British bakery chain

Bread Ahead is a chain of bakeries that also provide baking classes in London, United Kingdom. It was founded in 2013 by Matthew Jones in London's Borough Market. Under Jones' guidance as founder and head baker, it has specialised in doughnuts, using British sourced ingredients from traders in Borough Market and Chelmsford in Essex. It also sells sourdough breads, cakes, pizza, coffees and pastries.

== Locations ==
As of June 2023, there are seven outlets in London, one in Saudi Arabia and one in Dubai.
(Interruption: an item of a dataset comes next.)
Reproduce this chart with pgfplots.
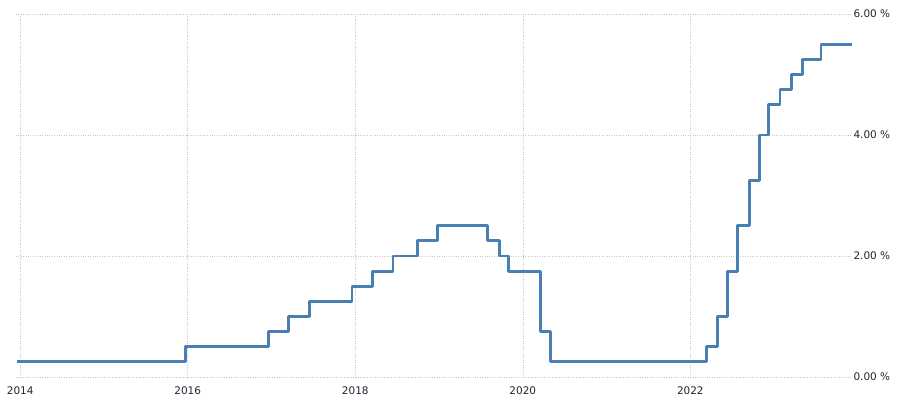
\documentclass[border=0pt]{standalone}
\usepackage{pgfplots}
\pgfplotsset{compat=1.18}
\usepackage{fontspec}
\setmainfont{DejaVu Sans}
\definecolor{rateblue}{RGB}{72,128,180}
\definecolor{gridgray}{RGB}{200,200,200}
\definecolor{labelgray}{RGB}{35,35,50}

\begin{document}
\begin{tikzpicture}
  \useasboundingbox (-16bp,-30bp) rectangle (884bp,377bp);
  \begin{axis}[
      scale only axis,
      width=836bp, height=363bp,
      xmin=2013.95, xmax=2023.93,
      ymin=0, ymax=6,
      axis line style={draw=none},
      major tick length=0pt,
      xtick={2014,2016,2018,2020,2022},
      ytick={0,2,4,6},
      grid=major,
      major grid style={gridgray, dotted, line width=0.6bp},
      yticklabel pos=right,
      xticklabel style={font=\fontsize{10.5}{12}\selectfont, text=labelgray, yshift=-6bp},
      yticklabel style={font=\fontsize{10.5}{12}\selectfont, text=labelgray, anchor=west, xshift=-2bp},
      xticklabel={\pgfmathprintnumber[1000 sep={},fixed,precision=0]{\tick}},
      yticklabel={\pgfmathprintnumber[fixed,fixed zerofill,precision=2]{\tick}~\%},
      /pgf/number format/assume math mode=true,
      clip=false,
    ]
    \addplot[const plot, rateblue, line width=2.8bp, line join=round] coordinates {
      (2013.96,0.25) (2015.97,0.50) (2016.96,0.75) (2017.20,1.00)
      (2017.45,1.25) (2017.96,1.50) (2018.21,1.75) (2018.45,2.00)
      (2018.74,2.25) (2018.98,2.50) (2019.58,2.25) (2019.72,2.00)
      (2019.83,1.75) (2020.21,0.75) (2020.33,0.25) (2022.19,0.50)
      (2022.32,1.00) (2022.44,1.75) (2022.56,2.50) (2022.71,3.25)
      (2022.83,4.00) (2022.93,4.50) (2023.07,4.75) (2023.21,5.00)
      (2023.34,5.25) (2023.56,5.50) (2023.93,5.50)
    };
  \end{axis}
\end{tikzpicture}
\end{document}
During the months between September 2021 and February 2022 Bread Ahead had a temporary residency at the Southwark Cathedral Cafe.

| Year | Location | Status |
|---|---|---|
| 2013 | Borough Market | Open |
| 2023 | Bromley | Open |
| 2016 | Pavilion Road | Open |
| 2019 | Wembley | Open |
| 2022 | South Kensington | Open |
| 2023 | The Tea House | Open |
| 2022 | Jeddah, Saudi Arabia | Open |
| 2022 | Dubai, UAE | Open |
| 2023 | Riyadh, Saudi Arabia | Open |
| 2024 | Battersea Power Station | Open |
| 2025 | Philippines | Upcoming |

== Baking school ==
In 2014, Bread Ahead set up a bakery school to teach customers. During the lockdown in 2019/20 they moved the baking classes online. The live baking workshops ran every day at 2pm on their Instagram account, where viewers could tune in for a live baking lesson.

== Matthew Jones ==
Matthew Jones founded Bread Ahead Bakery and Baking School, after having spent 15 years working in Michelin-starred restaurants.

In 2017 Jones published Baking School: The Bread Ahead Cookbook, and in 2021 Jones published the book Bread Ahead: The Expert Home Baker: A Masterclass in Classic Baking.